If your reel has a montage of clips to show cinematography or editing skills then 3-4mins is a good maximum length.

If the showreel is focused on Directing then you may want to also include whole short films to demonstrate narrative construction. But this should be in addition to a central showreel showing a range and you should stick to films that are short and sweet with perhaps trailers of longer works.

For Directors a montage of key scenes may also work well to convey your best work in the most efficient amount of time.

Resist the temptation to use your favourite song on your showreel. Using a well known popular song looks amateur.

If the viewer doesn’t share your taste in music then you may put them off before you get a chance to impress.

Very often viewers of your showreel will mute the soundtrack so its good to aim for a showreel that works without, and doesn’t rely too heavily on, music.

Online Video Quality
Encode your showreel for the best possible visual quality whilst maintaining as much playback and download efficiency as possible.

Because YouTube is so massively popular it sets the ‘lowest common denominator’ benchmark for what people expect from web-video. So you HAVE to look better than YouTube to be seen as more than ‘Amateur’.

Learn how to get the best out of compression technologies such as H.264. And balance visual quality with playback performance and download speed.

Personal photo
People often forget names but less often faces.

Put your face on the DVD cover and on your website.

A Showreel is a collection of parts from a variety of projects;  include a breakdown that details the productions that make up the showreel.

The breakdown can be printed on the cover or included as a sub-menu on the DVD.

A separate page with your CV and Showreel breakdown should be included on your website.

Your showreel is You.
People will read your Showreel as an extension of you.

Regardless of content a professionally presented showreel will make you look like a professional.

Sending a client to your Showreel on YouTube suggests you aren’t serious.

Sending a client to your own Website says you’re a professional with a vision.

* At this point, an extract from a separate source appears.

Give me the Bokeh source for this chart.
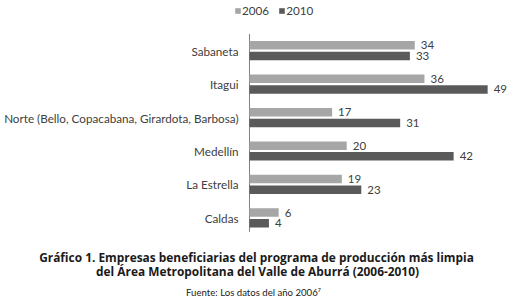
from bokeh.plotting import figure
from bokeh.models import (FactorRange, Range1d, ColumnDataSource, Label, Legend, LegendItem)
from bokeh.transform import dodge
from bokeh.core.properties import value
from bokeh.embed import file_html
from bokeh.resources import INLINE

categories = ["Sabaneta", "Itagui", "Norte (Bello, Copacabana, Girardota, Barbosa)",
              "Medellín", "La Estrella", "Caldas"]
values_2006 = [34, 36, 17, 20, 19, 6]
values_2010 = [33, 49, 31, 42, 23, 4]
series_names = ["2006", "2010"]
title_line1 = "Gráfico 1. Empresas beneficiarias del programa de producción más limpia"
title_line2 = "del Área Metropolitana del Valle de Aburrá (2006-2010)"
source_text = "Fuente: Los datos del año 2006\u2077"

C2006 = "#a6a6a6"
C2010 = "#5a5a5a"
TXT = "#404040"
FONT = "Lato"

# blank factors reserve room for legend (top) and captions (bottom)
pad_top = ["\u2002"]
pad_bottom = ["\u2003", "\u2004"]
factors = pad_bottom + list(reversed(categories)) + pad_top

src = ColumnDataSource(dict(
    cat=categories,
    v06=values_2006,
    v10=values_2010,
    l06=[str(v) for v in values_2006],
    l10=[str(v) for v in values_2010],
    zero=[0] * len(categories),
))
axis_src = ColumnDataSource(dict(x=[0], top=[categories[0]], bottom=[categories[-1]]))

p = figure(width=510, height=301, output_backend="svg", toolbar_location=None,
           y_range=FactorRange(factors=factors, range_padding=0),
           x_range=Range1d(-51.23, 53.7), min_border=0)
p.outline_line_color = None
p.grid.visible = False
p.axis.visible = False
p.background_fill_color = "white"
p.border_fill_color = "white"

# category axis line
p.segment(x0="x", x1="x", y0=dodge("top", 0.5, range=p.y_range),
          y1=dodge("bottom", -0.42, range=p.y_range), source=axis_src,
          line_color="#808080", line_width=1)

r06 = p.hbar(y=dodge("cat", 0.16, range=p.y_range), right="v06", left=0, height=0.255,
             source=src, fill_color=C2006, line_color=None)
r10 = p.hbar(y=dodge("cat", -0.16, range=p.y_range), right="v10", left=0, height=0.255,
             source=src, fill_color=C2010, line_color=None)

# category labels
p.text(x="zero", y="cat", text="cat", source=src, x_offset=-11,
       text_baseline="middle", text_align="right",
       text_font=value(FONT), text_font_size="11.7px", text_color=TXT)

# value labels
p.text(x="v06", y=dodge("cat", 0.16, range=p.y_range), text="l06", source=src,
       x_offset=6, text_baseline="middle", text_align="left",
       text_font=value(FONT), text_font_size="11.5px", text_color=TXT)
p.text(x="v10", y=dodge("cat", -0.16, range=p.y_range), text="l10", source=src,
       x_offset=6, text_baseline="middle", text_align="left",
       text_font=value(FONT), text_font_size="11.5px", text_color=TXT)

legend = Legend(items=[LegendItem(label=series_names[0], renderers=[r06]),
                       LegendItem(label=series_names[1], renderers=[r10])],
                orientation="horizontal", location=(234, 284),
                glyph_width=7, glyph_height=7, label_height=12, label_width=20,
                label_standoff=1, spacing=9, padding=0, margin=0,
                border_line_color=None, background_fill_alpha=0,
                label_text_font=FONT, label_text_font_size="11.7px", label_text_color=TXT)
p.add_layout(legend, "center")

cap_kw = dict(x_units="screen", y_units="screen", text_align="center",
              text_baseline="middle", text_color="#1a1a1a")
p.add_layout(Label(x=256, y=45, text=title_line1, text_font="Open Sans",
                   text_font_style="bold", text_font_size="11.9px", **cap_kw))
p.add_layout(Label(x=257, y=31, text=title_line2, text_font="Open Sans",
                   text_font_style="bold", text_font_size="11.9px", **cap_kw))
p.add_layout(Label(x=253, y=9.5, text=source_text, text_font=FONT,
                   text_font_size="9.6px", **cap_kw))

open("out.html", "w").write(file_html(p, INLINE))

More than just a video montage
Think of your Showreel video as one part of a bigger picture

Your Showreel ‘package’ is a collection of materials, not just a video clip reel.

CV’s, Storyboards,  Vision statement, Cover letter, Drawings and Artworks, Scripts,
Writing Samples, Essays – your Showreel video is just one part of the bigger picture.

The Video may get their attention but it might be the extra stuff that gets you over the line.

There’s still a place for DVD
Online is King, you MUST have a website, but the humble DVD is still important.

The DVD is physical, sits on a desk and feel substantial.

DVD has a ‘shelf-life’; it has the opportunity to passively hang-around as opposed to online showreels which need the viewer to be proactive and immediate.

Always have a showreel with you. You should be ready to drive people to your showreel and sell yourself anywhere anytime.

Get a business card. A simple, uncluttered way to put your Name, Contacts and Website into the hands of an important contact.

Encode your showreel for keeping and displaying on your mobile phone. It will always be with you and ready to show to anyone.